Request — All of the material below is to be retyped exactly.

--------

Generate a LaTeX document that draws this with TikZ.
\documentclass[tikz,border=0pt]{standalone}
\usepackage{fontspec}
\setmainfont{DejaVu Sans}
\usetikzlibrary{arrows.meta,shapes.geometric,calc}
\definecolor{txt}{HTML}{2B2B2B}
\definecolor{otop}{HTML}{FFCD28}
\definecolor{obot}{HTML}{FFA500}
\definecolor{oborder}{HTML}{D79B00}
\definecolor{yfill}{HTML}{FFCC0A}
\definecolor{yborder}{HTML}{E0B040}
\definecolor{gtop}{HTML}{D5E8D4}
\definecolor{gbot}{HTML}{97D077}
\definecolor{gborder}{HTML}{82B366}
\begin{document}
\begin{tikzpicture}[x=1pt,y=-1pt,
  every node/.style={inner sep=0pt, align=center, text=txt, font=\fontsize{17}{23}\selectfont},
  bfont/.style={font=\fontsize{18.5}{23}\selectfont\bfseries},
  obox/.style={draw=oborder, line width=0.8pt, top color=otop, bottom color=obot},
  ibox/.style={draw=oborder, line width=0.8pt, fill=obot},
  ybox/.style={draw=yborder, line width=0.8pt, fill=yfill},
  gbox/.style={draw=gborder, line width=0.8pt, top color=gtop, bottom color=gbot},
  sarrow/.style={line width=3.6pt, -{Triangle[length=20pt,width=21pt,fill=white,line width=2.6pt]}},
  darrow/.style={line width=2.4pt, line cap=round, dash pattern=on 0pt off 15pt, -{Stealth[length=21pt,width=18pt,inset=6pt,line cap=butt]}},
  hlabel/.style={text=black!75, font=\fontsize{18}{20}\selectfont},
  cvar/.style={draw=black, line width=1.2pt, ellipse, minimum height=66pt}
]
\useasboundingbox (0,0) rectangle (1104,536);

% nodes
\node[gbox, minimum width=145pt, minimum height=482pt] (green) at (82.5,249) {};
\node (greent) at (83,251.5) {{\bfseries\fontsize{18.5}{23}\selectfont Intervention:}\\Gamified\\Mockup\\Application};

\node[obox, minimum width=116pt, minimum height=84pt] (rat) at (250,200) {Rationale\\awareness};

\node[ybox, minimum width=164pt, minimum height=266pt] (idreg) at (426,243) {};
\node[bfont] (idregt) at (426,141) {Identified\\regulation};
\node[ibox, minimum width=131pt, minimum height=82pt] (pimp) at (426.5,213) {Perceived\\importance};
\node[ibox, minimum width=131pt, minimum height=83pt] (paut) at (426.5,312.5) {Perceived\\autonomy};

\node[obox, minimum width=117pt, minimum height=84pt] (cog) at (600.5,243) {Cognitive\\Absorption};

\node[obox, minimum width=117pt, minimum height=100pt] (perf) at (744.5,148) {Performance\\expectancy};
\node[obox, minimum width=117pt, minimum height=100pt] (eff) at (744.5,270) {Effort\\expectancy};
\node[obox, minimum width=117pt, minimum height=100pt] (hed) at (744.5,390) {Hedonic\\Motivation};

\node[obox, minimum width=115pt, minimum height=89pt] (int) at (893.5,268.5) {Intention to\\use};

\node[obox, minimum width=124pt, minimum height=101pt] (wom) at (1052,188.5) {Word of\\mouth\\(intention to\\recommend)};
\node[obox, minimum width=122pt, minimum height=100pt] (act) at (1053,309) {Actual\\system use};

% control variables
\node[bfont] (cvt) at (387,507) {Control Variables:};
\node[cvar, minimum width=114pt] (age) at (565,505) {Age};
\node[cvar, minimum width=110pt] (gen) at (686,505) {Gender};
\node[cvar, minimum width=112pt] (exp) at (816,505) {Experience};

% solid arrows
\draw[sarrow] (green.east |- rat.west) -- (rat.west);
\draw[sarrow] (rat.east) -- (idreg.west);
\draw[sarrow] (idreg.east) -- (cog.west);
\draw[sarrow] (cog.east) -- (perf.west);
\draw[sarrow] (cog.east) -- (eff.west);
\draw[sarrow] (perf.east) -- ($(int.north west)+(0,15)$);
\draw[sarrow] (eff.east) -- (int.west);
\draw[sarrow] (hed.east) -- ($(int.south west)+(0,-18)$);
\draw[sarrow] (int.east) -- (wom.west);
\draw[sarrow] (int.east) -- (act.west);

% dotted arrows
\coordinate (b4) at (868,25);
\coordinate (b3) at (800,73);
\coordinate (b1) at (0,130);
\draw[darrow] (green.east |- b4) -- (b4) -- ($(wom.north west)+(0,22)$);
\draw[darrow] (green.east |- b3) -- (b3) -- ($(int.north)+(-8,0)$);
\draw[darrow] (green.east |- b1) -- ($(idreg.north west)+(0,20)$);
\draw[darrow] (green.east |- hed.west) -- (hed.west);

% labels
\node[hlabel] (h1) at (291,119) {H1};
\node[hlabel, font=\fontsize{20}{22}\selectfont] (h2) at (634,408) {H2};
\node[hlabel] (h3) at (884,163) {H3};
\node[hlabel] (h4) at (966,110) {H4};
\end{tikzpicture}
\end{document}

--------

Reply —
Generate a LaTeX document that draws this with TikZ.
\documentclass[tikz,border=0pt]{standalone}
\usepackage{fontspec}
\setmainfont{DejaVu Sans}
\usetikzlibrary{arrows.meta,shapes.geometric,calc}
\definecolor{txt}{HTML}{2B2B2B}
\definecolor{otop}{HTML}{FFCD28}
\definecolor{obot}{HTML}{FFA500}
\definecolor{oborder}{HTML}{D79B00}
\definecolor{yfill}{HTML}{FFCC0A}
\definecolor{yborder}{HTML}{E0B040}
\definecolor{gtop}{HTML}{D5E8D4}
\definecolor{gbot}{HTML}{97D077}
\definecolor{gborder}{HTML}{82B366}
\begin{document}
\begin{tikzpicture}[x=1pt,y=-1pt,
  every node/.style={inner sep=0pt, align=center, text=txt, font=\fontsize{17}{23}\selectfont},
  bfont/.style={font=\fontsize{18.5}{23}\selectfont\bfseries},
  obox/.style={draw=oborder, line width=0.8pt, top color=otop, bottom color=obot},
  ibox/.style={draw=oborder, line width=0.8pt, fill=obot},
  ybox/.style={draw=yborder, line width=0.8pt, fill=yfill},
  gbox/.style={draw=gborder, line width=0.8pt, top color=gtop, bottom color=gbot},
  sarrow/.style={line width=3.6pt, -{Triangle[length=20pt,width=21pt,fill=white,line width=2.6pt]}},
  darrow/.style={line width=2.4pt, line cap=round, dash pattern=on 0pt off 15pt, -{Stealth[length=21pt,width=18pt,inset=6pt,line cap=butt]}},
  hlabel/.style={text=black!75, font=\fontsize{18}{20}\selectfont},
  cvar/.style={draw=black, line width=1.2pt, ellipse, minimum height=66pt}
]
\useasboundingbox (0,0) rectangle (1104,536);

% nodes
\node[gbox, minimum width=145pt, minimum height=482pt] (green) at (82.5,249) {};
\node (greent) at (83,251.5) {{\bfseries\fontsize{18.5}{23}\selectfont Intervention:}\\Gamified\\Mockup\\Application};

\node[obox, minimum width=116pt, minimum height=84pt] (rat) at (250,200) {Rationale\\awareness};

\node[ybox, minimum width=164pt, minimum height=266pt] (idreg) at (426,243) {};
\node[bfont] (idregt) at (426,141) {Identified\\regulation};
\node[ibox, minimum width=131pt, minimum height=82pt] (pimp) at (426.5,213) {Perceived\\importance};
\node[ibox, minimum width=131pt, minimum height=83pt] (paut) at (426.5,312.5) {Perceived\\autonomy};

\node[obox, minimum width=117pt, minimum height=84pt] (cog) at (600.5,243) {Cognitive\\Absorption};

\node[obox, minimum width=117pt, minimum height=100pt] (perf) at (744.5,148) {Performance\\expectancy};
\node[obox, minimum width=117pt, minimum height=100pt] (eff) at (744.5,270) {Effort\\expectancy};
\node[obox, minimum width=117pt, minimum height=100pt] (hed) at (744.5,390) {Hedonic\\Motivation};

\node[obox, minimum width=115pt, minimum height=89pt] (int) at (893.5,268.5) {Intention to\\use};

\node[obox, minimum width=124pt, minimum height=101pt] (wom) at (1052,188.5) {Word of\\mouth\\(intention to\\recommend)};
\node[obox, minimum width=122pt, minimum height=100pt] (act) at (1053,309) {Actual\\system use};

% control variables
\node[bfont] (cvt) at (387,507) {Control Variables:};
\node[cvar, minimum width=114pt] (age) at (565,505) {Age};
\node[cvar, minimum width=110pt] (gen) at (686,505) {Gender};
\node[cvar, minimum width=112pt] (exp) at (816,505) {Experience};

% solid arrows
\draw[sarrow] (green.east |- rat.west) -- (rat.west);
\draw[sarrow] (rat.east) -- (idreg.west);
\draw[sarrow] (idreg.east) -- (cog.west);
\draw[sarrow] (cog.east) -- (perf.west);
\draw[sarrow] (cog.east) -- (eff.west);
\draw[sarrow] (perf.east) -- ($(int.north west)+(0,15)$);
\draw[sarrow] (eff.east) -- (int.west);
\draw[sarrow] (hed.east) -- ($(int.south west)+(0,-18)$);
\draw[sarrow] (int.east) -- (wom.west);
\draw[sarrow] (int.east) -- (act.west);

% dotted arrows
\coordinate (b4) at (868,25);
\coordinate (b3) at (800,73);
\coordinate (b1) at (0,130);
\draw[darrow] (green.east |- b4) -- (b4) -- ($(wom.north west)+(0,22)$);
\draw[darrow] (green.east |- b3) -- (b3) -- ($(int.north)+(-8,0)$);
\draw[darrow] (green.east |- b1) -- ($(idreg.north west)+(0,20)$);
\draw[darrow] (green.east |- hed.west) -- (hed.west);

% labels
\node[hlabel] (h1) at (291,119) {H1};
\node[hlabel, font=\fontsize{20}{22}\selectfont] (h2) at (634,408) {H2};
\node[hlabel] (h3) at (884,163) {H3};
\node[hlabel] (h4) at (966,110) {H4};
\end{tikzpicture}
\end{document}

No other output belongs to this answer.